On the emotional side, I see rom-coms as exercises in wish fulfillment and rehearsal. Watching someone guard their heart, then slowly choose risk, lets me practice empathy and hope vicariously. There’s also cultural signaling: coyness can indicate pride, safety concerns, social norms, or just playful flirting. When done cleverly, it becomes commentary on how people hide behind behaviors to test compatibility. I find it satisfying when the reveal—whether tender, comic, or messy—feels earned rather than manufactured. It speaks to a deeper truth about trust, showing why the trope persists across decades of films and shows.
Graham
Graham
2025-10-29 15:29:57
Rom-coms love to play the chase, and I get why that tug-of-war shows up so much—it’s deliciously theatrical. I think of the slow-burn, the misread texts, the accidental meet-cutes in 'Notting Hill' or the staged rivalry in 'Kaguya-sama: Love is War'—those beats are basically a toolkit for building tension. When one person plays coy, it creates a rhythm: advances, retreats, near-misses. That rhythm keeps me glued because it turns ordinary moments into dramatic set pieces, where a glance or a small lie suddenly matters.

Beyond the spectacle, there’s a psychological kick. I’ll admit I sometimes enjoy the puzzle of reading subtext in a scene, guessing whether someone’s blush means shame, strategy, or genuine feeling. Writers exploit scarcity and challenge—if someone seems hard to get, the pursuit becomes a story of proving worth, of characters growing and revealing their authentic selves. It’s a shortcut to character development: the chase forces vulnerability, tests patience, and reveals priorities.

Finally, on a more human level, the trope reflects real-life dating awkwardness. People are insecure, they play games to protect themselves, or they use teasing to flirt. Rom-coms dramatize that nervousness and then reward it with clarity or catharsis. I love those moments when the facade crumbles and the characters just say what they mean—it feels earned and satisfying, like a little emotional cheat code. That payoff is why I keep watching, even when the setup is a little predictable.
Sawyer
Sawyer
2025-10-30 23:47:22
I get why writers love the 'hard to get' move: it's a quick way to create chemistry and conflict without inventing a huge plot. On a personal level, I wince and laugh watching it—human behavior often tips into comedy when pride and attraction collide. Modern dating apps have made openness easier, so the trope now sometimes serves as a nostalgic nod to older rituals or as a deliberate comic strategy, like in 'Clueless' or smaller indie rom-coms.

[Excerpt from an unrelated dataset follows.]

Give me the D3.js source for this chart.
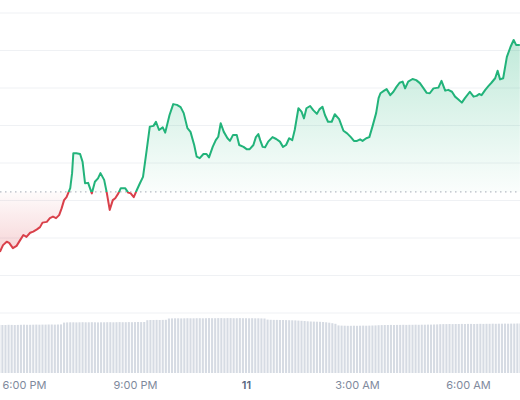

It’s also about power balance. Coyness equalizes a relationship early on: both sides must show some skill at reading signals. That ambiguity keeps viewers guessing and talking after the credits roll. I appreciate when creators use the trope thoughtfully—when it reveals insecurity rather than just manipulative theatrics. In short, playing hard to get stays common because it’s dramatic, efficient, and endlessly entertaining to watch unfold, and I always enjoy the clever ways different stories play that same game.
Nora
Nora
2025-10-31 00:57:42
Teasing drives tension in rom-coms in a way that feels almost musical; I love how that slow back-and-forth creates a rhythm you can ride. In many stories—think 'Pride and Prejudice' on the literary side or 'Kaguya-sama: Love Is War' in anime—the dance of playing hard to get is less about cruelty and more about stakes and rhythm. If two characters say everything at once, there’s nowhere for the audience to sit and wait; withholding lines, sly smiles, or deliberate avoidance makes every small reveal feel earned.

On a human level, I find it relatable: people use coyness to protect themselves, to measure interest, and to preserve dignity. Rom-com writers tap that instinct and turn it into plot fuel. It breeds misunderstanding, which fuels comedy, and it builds desire, which fuels romance. Filmmakers and authors also love it because it gives actors room to play with subtext—one glance can replace a whole paragraph of exposition.

I also see cultural and historical echoes: courting rituals used to be formal and coded, so modern rom-coms borrow those codes for flavor. Even when settings are contemporary, the trope echoes older social games—status, pride, fear of rejection. Ultimately, it’s about pacing and payoff. When the moment finally lands—the confession, the shared laugh, the kiss—it feels cathartic precisely because so much was held back, and that’s why I keep watching and smiling whenever the slow-burn begins to heat up.
Hazel
Hazel
2025-10-31 07:33:44
Late-night reruns and cozy binges taught me to notice why the chase is so beloved: it creates stakes out of everyday choices. I like that playing hard to get dramatizes the inner cost of vulnerability—two lines of dialogue can become a decision about honesty, ego, or safety. Sometimes it’s portrayed as harmless flirtation; other times it masks fear. Either way, that ambiguity gives scenes texture and lets me project my own experiences onto the characters.

There’s also an aesthetic pleasure: the choreography of near-confessions, the timing of a door closing, a delayed text response—those small beats craft suspense in a way action scenes can’t. And when the characters finally drop the act, the relief feels real, like a shared breath. I’m especially fond of moments that let both people be flawed and still choose each other; those make the hairstyle-and-café montages truly meaningful for me.